Die Veranstaltung hat etwas später angefangen, weil sie im Radio falsch angekündigt war. Es waren nicht sehr viele Besucher, aber einige experimentelle Autoren da.
Ilse Kilic, Fritz Widhalm, Ann Cotton, Brigitta Falkner und dann noch Bettina Balaka, die realistischer schreibt.
Die Ausstellung „Privatsachen“ von Liesl Ujvary über die Schreibtische von meist ebenfalls experimentellen Dichtern und Dichterinnen gab es in der Wartezeit ebenfalls zu bewundern. Christiane Zintzen hat in ihrem Blog auf die Lesung hingewiesen und ich habe Hanno Millesi im Literaturgeflüster schon erwähnt, den ich von den Zeiten kenne, wo ich mich noch um das Staatsstipendium für Literatur beworben habe.
Da ist mir sein Name mehrmals aufgefallen. Dann hat er beim Wahnsinnsymposium des Ernst Kostal seine wirklich beklemmenden Kindergeschichten, die mich immer an die Entstehungsbedingungen einer Schizopherenie im Sinne des längst vergessenen Double Binds denken lassen, vorgetragen. Später hat er einen Text für die lange Nacht des Hörspiels geschrieben, wo er echt Tondokumente einer Polizeiaktion, als die experimentellen oder auch nicht experimentellen Autoren gegen die Kürzung des Autorenhonorars protestierten, verwendete, geschrieben und drei oder vier Romane, die in der Edition Luftschacht herausgekommen sind.
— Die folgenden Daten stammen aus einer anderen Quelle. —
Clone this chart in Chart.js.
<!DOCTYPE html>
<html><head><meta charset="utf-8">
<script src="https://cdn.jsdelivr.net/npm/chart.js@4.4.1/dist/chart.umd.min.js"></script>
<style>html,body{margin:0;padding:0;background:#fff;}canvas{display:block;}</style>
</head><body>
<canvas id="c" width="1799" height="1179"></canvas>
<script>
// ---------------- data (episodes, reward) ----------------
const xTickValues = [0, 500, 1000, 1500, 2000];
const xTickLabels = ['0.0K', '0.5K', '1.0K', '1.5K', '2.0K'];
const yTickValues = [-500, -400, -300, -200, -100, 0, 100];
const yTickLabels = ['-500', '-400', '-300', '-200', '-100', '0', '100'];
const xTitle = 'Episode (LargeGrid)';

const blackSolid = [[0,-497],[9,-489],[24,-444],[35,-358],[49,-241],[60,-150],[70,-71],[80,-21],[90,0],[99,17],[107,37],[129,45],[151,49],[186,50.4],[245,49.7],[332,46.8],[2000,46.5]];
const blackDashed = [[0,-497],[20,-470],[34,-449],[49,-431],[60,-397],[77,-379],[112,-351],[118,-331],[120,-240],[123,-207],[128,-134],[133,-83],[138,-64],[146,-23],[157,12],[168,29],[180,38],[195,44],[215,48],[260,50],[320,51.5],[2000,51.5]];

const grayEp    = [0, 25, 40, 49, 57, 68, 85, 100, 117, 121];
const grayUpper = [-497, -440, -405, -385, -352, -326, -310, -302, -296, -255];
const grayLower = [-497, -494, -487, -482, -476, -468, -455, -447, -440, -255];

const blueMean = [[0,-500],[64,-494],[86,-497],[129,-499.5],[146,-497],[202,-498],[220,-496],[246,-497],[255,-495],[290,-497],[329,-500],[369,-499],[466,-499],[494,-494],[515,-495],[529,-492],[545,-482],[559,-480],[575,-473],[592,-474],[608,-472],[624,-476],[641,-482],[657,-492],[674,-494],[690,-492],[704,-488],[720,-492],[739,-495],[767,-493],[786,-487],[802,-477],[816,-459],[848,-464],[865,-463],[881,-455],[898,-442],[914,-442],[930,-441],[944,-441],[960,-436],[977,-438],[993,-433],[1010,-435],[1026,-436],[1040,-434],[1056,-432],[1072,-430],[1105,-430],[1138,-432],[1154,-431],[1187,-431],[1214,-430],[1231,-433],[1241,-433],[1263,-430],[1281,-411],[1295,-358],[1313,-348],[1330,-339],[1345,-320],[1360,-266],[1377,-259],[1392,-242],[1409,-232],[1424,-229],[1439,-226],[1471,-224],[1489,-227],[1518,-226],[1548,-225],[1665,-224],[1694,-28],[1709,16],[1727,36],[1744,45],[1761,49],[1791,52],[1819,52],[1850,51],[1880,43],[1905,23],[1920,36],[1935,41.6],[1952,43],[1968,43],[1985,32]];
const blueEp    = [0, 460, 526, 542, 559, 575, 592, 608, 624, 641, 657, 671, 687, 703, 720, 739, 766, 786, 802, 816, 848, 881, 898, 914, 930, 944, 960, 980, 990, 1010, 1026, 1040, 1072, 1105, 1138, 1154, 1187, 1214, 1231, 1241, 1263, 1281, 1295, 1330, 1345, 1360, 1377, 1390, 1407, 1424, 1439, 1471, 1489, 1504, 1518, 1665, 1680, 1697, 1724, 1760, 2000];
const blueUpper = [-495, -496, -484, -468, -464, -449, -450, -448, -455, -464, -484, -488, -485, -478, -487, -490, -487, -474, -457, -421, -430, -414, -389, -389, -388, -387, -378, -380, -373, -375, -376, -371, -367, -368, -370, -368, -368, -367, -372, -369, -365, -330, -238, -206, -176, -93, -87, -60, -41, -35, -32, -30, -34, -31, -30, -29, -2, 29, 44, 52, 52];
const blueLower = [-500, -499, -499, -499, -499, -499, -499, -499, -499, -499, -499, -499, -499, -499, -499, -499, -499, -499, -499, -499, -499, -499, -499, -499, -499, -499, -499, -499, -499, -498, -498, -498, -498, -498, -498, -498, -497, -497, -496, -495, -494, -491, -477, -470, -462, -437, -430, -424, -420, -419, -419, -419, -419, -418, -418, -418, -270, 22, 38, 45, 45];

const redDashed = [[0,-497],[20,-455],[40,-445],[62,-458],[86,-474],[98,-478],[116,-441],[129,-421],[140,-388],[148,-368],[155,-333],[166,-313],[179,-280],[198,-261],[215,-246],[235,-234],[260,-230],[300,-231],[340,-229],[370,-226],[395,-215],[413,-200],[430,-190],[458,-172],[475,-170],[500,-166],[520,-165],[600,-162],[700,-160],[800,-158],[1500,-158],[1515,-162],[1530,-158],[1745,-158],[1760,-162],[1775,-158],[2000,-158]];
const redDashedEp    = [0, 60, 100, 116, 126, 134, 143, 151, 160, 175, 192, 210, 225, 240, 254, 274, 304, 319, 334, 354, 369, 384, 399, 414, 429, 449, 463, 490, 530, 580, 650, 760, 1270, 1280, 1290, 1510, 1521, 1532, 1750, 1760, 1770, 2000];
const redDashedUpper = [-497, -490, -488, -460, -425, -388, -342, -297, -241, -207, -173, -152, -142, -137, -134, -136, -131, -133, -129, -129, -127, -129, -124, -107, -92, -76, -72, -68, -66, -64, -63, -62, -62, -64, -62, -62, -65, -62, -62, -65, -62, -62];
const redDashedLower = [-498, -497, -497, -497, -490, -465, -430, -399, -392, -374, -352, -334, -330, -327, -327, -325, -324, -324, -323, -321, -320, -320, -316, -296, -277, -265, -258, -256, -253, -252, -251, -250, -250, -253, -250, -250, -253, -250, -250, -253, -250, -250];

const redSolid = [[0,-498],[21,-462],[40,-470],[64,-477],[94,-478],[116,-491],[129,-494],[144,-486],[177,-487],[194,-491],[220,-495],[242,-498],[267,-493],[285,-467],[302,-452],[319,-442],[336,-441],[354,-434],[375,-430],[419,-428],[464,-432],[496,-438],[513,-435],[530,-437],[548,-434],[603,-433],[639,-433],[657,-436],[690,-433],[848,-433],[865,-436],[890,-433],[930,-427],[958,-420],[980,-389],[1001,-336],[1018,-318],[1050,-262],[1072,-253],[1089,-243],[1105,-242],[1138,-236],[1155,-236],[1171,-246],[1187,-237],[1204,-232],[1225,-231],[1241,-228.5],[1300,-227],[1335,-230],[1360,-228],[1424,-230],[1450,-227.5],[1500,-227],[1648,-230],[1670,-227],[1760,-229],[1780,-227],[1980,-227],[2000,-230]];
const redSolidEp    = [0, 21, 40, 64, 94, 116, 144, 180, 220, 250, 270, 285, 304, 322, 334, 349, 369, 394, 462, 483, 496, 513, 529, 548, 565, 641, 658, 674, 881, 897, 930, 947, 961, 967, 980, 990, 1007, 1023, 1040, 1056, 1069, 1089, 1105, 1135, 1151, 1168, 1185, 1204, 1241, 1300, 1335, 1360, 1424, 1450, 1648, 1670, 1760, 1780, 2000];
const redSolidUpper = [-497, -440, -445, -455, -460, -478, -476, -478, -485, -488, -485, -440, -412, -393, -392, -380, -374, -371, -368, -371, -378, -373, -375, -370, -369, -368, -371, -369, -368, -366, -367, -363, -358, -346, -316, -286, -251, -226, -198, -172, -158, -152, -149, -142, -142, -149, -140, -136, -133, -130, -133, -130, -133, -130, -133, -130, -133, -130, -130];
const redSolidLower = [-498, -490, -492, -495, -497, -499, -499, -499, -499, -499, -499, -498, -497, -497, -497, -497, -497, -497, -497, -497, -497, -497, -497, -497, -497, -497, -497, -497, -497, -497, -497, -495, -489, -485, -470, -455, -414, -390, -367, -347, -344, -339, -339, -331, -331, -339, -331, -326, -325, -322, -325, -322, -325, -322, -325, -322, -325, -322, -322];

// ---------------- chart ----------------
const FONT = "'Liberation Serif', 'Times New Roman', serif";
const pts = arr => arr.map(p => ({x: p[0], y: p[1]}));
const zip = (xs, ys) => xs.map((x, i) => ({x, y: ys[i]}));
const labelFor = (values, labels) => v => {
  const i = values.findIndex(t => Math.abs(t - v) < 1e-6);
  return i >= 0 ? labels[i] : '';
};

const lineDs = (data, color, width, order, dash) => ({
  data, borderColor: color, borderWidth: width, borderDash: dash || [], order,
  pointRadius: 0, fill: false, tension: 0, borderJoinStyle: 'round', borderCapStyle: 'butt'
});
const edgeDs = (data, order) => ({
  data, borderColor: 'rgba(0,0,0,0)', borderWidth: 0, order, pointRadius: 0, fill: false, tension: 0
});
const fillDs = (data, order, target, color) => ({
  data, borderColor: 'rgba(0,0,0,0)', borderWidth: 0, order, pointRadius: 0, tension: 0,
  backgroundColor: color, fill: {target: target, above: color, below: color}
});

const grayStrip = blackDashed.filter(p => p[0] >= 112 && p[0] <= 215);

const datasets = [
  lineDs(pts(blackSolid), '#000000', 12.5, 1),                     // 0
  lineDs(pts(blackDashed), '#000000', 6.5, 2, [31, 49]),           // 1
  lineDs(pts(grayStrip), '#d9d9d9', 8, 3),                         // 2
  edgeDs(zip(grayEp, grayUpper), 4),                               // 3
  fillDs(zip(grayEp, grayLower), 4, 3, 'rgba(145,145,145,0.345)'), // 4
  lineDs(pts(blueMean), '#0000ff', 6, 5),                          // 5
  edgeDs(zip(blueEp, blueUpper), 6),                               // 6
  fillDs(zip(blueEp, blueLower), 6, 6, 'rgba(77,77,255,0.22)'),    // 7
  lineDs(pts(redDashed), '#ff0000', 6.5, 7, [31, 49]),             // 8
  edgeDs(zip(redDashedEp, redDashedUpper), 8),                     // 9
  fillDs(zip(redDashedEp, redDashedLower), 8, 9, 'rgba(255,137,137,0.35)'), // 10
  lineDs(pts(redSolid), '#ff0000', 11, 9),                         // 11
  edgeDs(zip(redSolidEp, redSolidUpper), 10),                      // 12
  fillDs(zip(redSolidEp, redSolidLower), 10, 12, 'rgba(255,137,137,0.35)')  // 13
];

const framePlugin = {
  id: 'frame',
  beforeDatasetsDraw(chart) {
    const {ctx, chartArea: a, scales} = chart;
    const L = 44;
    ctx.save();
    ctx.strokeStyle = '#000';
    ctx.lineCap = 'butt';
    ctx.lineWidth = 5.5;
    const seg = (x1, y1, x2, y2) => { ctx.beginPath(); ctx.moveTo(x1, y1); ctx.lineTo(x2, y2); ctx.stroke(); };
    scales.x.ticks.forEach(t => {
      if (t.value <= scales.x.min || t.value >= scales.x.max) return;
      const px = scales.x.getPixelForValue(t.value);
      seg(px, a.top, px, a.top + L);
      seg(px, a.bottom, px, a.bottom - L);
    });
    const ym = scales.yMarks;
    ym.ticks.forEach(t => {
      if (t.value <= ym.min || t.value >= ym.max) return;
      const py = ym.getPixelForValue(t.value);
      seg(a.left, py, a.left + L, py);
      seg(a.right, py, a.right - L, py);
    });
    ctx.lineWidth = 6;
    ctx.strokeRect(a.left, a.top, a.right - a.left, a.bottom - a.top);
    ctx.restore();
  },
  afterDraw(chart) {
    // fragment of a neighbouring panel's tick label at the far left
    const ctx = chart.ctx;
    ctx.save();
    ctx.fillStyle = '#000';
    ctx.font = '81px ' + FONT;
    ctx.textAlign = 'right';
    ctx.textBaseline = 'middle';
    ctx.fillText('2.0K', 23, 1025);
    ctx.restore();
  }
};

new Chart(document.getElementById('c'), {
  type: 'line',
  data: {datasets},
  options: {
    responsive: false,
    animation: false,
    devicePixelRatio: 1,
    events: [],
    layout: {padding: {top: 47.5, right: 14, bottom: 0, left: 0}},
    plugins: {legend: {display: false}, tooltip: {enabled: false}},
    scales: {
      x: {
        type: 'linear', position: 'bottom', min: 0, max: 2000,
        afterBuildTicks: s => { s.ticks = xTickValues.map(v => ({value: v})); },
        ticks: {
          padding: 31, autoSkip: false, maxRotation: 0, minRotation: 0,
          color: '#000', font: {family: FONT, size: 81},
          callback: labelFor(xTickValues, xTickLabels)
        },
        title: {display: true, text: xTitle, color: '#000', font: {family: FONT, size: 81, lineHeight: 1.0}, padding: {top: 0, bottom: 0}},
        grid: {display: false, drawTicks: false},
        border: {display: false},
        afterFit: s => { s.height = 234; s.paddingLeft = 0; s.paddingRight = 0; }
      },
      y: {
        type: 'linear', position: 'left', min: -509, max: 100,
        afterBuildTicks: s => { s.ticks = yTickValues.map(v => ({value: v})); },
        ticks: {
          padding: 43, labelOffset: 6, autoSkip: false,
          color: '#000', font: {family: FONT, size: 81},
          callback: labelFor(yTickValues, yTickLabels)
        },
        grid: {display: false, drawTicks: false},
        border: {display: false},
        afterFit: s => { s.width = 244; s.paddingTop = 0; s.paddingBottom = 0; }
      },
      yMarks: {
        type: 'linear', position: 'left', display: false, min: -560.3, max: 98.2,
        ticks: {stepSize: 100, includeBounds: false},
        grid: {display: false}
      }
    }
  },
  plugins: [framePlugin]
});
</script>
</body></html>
Den Text, den er beim Bachmannpreis vor ein paar Jahren gelesen hat, habe ich für einen der besten gehalten, der vorgetragen wurde und seine Gedanken über den Literaturbetrieb und dessen Ungerechtigkeiten sind natürlich interessant.
Im Anschluß gab es Bier und die experimentellen Autoren scheinen alle starke Raucher zu sein. Ich gratuliere Hanno Millesi herzlich zum nächsten Preis, den er bekommen wird, auch wenn er ihn für ungerecht empfinden sollte.